WESTBOROUGH – A plan to build a new 100,000 square-foot building next to Westborough’s existing Amazon Robotics facility is moving forward after obtaining unanamous Planning Board approval on Tuesday.
Plans were submitted by Atlantic Management Corporation and its entity Atlantic-Westborough Realty LLC. They call for a structure at 54 Otis Street, which will represent an expansion of Amazon’s existing site at 50 Otis Street.
“The Planning Board finds and determines…that the project constitutes a suitable development and will not result in substantial detriment to the neighborhood,” Town Planner Jim Robbins read on May 3.
What is proposed
Atlantic’s team first presented plans to the Planning Board on April 5.
As attorney Robert Buckley described it, they were proposing to build a companion and supplemental research and development facility that would tie into the work being done at Amazon Robotics.
“We have had this in the planning for quite some time,” Buckley said.
Atlantic-Westboro Realty LLC purchased the site in September 2020. According to the developer’s application, the project will sit on a site that will ultimately span just under 11 acres.
The site is currently occupied by a home and garage, which will be demolished according to the application.
Amazon has previously used the property as a temporary parking lot during the construction of its robotics facility, engineer William Park said.
Plans show a building with an 81,900-square-foot footprint and a 20,000-square-foot second level. There will be 186 parking spaces.
Park said there are also plans to install infrastructure for electric vehicle charging stations.
There will be one driveway into the site, though Park noted that there will also be a shared driveway with Amazon Robotics.
Truck traffic is set to flow through that shared driveway between the two sites, Park said.
“It’s a much more friendly turning movement into the proposed loading dock,” he continued.
Robert Michaud, the managing principal of MDM Transportation Consultants, separately presented the results of a transportation impact study on April 5.
According to his presentation, the developers are anticipating 766 daily trips, including 113 trips during the morning weekday peak hour and 104 trips during the evening weekday peak hour.
It’s estimated that the building will have about 230 employees.
Regal Cinema security concerns discussed

During their deliberations this week, Planning Board member Hazel Nourse asked whether the board’s decision should require the building owner to provide security beyond simply locking doors when the proposed building is vacant.
“I’m just throwing this out as a question because it’s a large building,” she said. “It’s close to a public street.”
She asked whether the board has ever required an applicant to have a security company occasionally check in on the building.
“You’re thinking about the cinema,” Robbins said, referencing Westborough’s former Regal Cinema property.
“Absolutely,” Nourse said.
The Regal site is now owned by the town after the theater abruptly closed its doors more than four years ago.

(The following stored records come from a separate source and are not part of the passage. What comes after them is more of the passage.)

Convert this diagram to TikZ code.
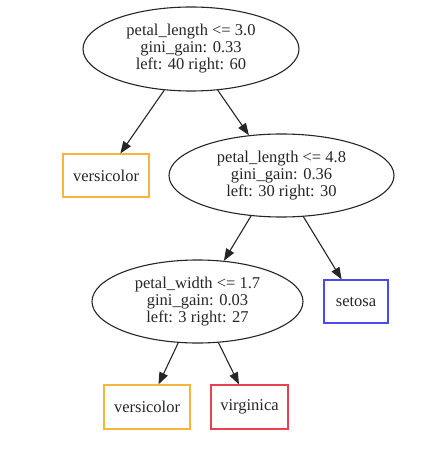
\documentclass[tikz,border=0pt]{standalone}
\usepackage{fontspec}
\setmainfont{Liberation Serif}
\usetikzlibrary{shapes.geometric,arrows.meta}
\definecolor{gvorange}{HTML}{F7B53C}
\definecolor{gvblue}{HTML}{4A4AF0}
\definecolor{gvred}{HTML}{E84050}
\definecolor{ink}{HTML}{262626}
\begin{document}
\begin{tikzpicture}[x=1pt,y=-1pt,
  every node/.style={font=\fontsize{16.5}{17}\selectfont, text=ink, align=center, inner sep=0pt},
  split/.style={ellipse, draw=ink, line width=1.1pt},
  leaf/.style={rectangle, line width=1.1pt, minimum height=43pt},
  edge/.style={draw=ink, line width=1.1pt, -{Triangle[length=12pt,width=9pt]}}]
\useasboundingbox (0,0) rectangle (423,462);
\node[split, minimum width=216pt, minimum height=84pt] (root) at (191,49)
  {petal\_length <= 3.0\\gini\_gain: 0.33\\left: 40 right: 60};
\node[leaf, draw=gvorange, minimum width=86pt] (v1) at (106,175.5) {versicolor};
\node[split, minimum width=225pt, minimum height=83pt] (n2) at (281.5,175.5)
  {petal\_length <= 4.8\\gini\_gain: 0.36\\left: 30 right: 30};
\node[split, minimum width=211pt, minimum height=83pt] (n3) at (197.5,301.5)
  {petal\_width <= 1.7\\gini\_gain: 0.03\\left: 3 right: 27};
\node[leaf, draw=gvblue, minimum width=64pt] (se) at (356,301.5) {setosa};
\node[leaf, draw=gvorange, minimum width=86pt, minimum height=44pt] (v2) at (147,407) {versicolor};
\node[leaf, draw=gvred, minimum width=77pt, minimum height=44pt] (vi) at (249.5,407) {virginica};
\draw[edge] (root.-123.7) -- (v1.57);
\draw[edge] (root.-57.3) -- (n2.129.3);
\draw[edge] (n2.-127.4) -- (n3.57.7);
\draw[edge] (n2.-62.2) -- (se.123);
\draw[edge] (n3.-115.5) -- (v2.63.4);
\draw[edge] (n3.-63.3) -- (vi.115.5);
\end{tikzpicture}
\end{document}
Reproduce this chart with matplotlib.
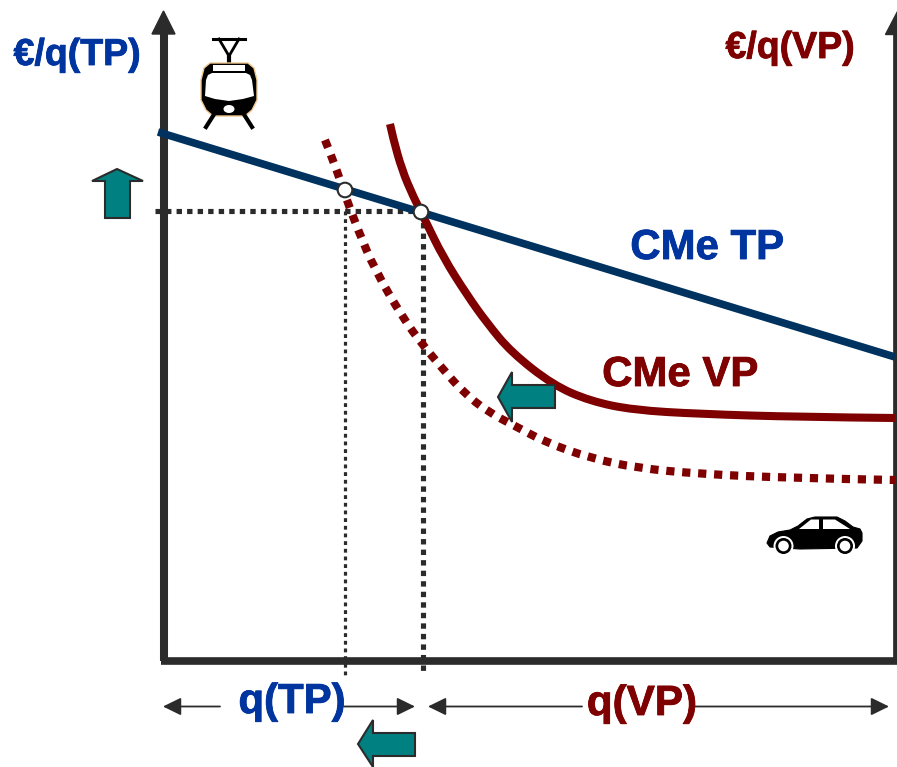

The closure kicked off a search for the property’s owners and ultimately resulted in the town being awarded ownership through a tax lien foreclosure process.
During Town Meeting in March, Police Chief Jeffrey Lourie said that officers are at the cinema every day and during every shift, dealing with issues ranging from vandalism to a sex offender being found being the building with a “young child.”
“Obviously, that’s an unusual circumstance because they didn’t know who the owner was,” Robbins said on Tuesday. “In this case, there will still be an owner to the building. We know who the owner is. This is a boilerplate.”
Buckley added that there will be electronic and motion-sensing security.
Nourse suggested that Buckley could return to the Planning Board to discuss further security measures if the buildings became vacant.
Amazon expands

This is the latest of several moved by Amazon to expand its presence in Westborough.
The company was already in town in a smaller location on Technology Drive in 2019 when it announced its expansion into its current robotics facility on Otis Street.
Amazon then acquired a massive parcel on Computer Drive late last year, which it plans to develop as a last mile fulfillment center.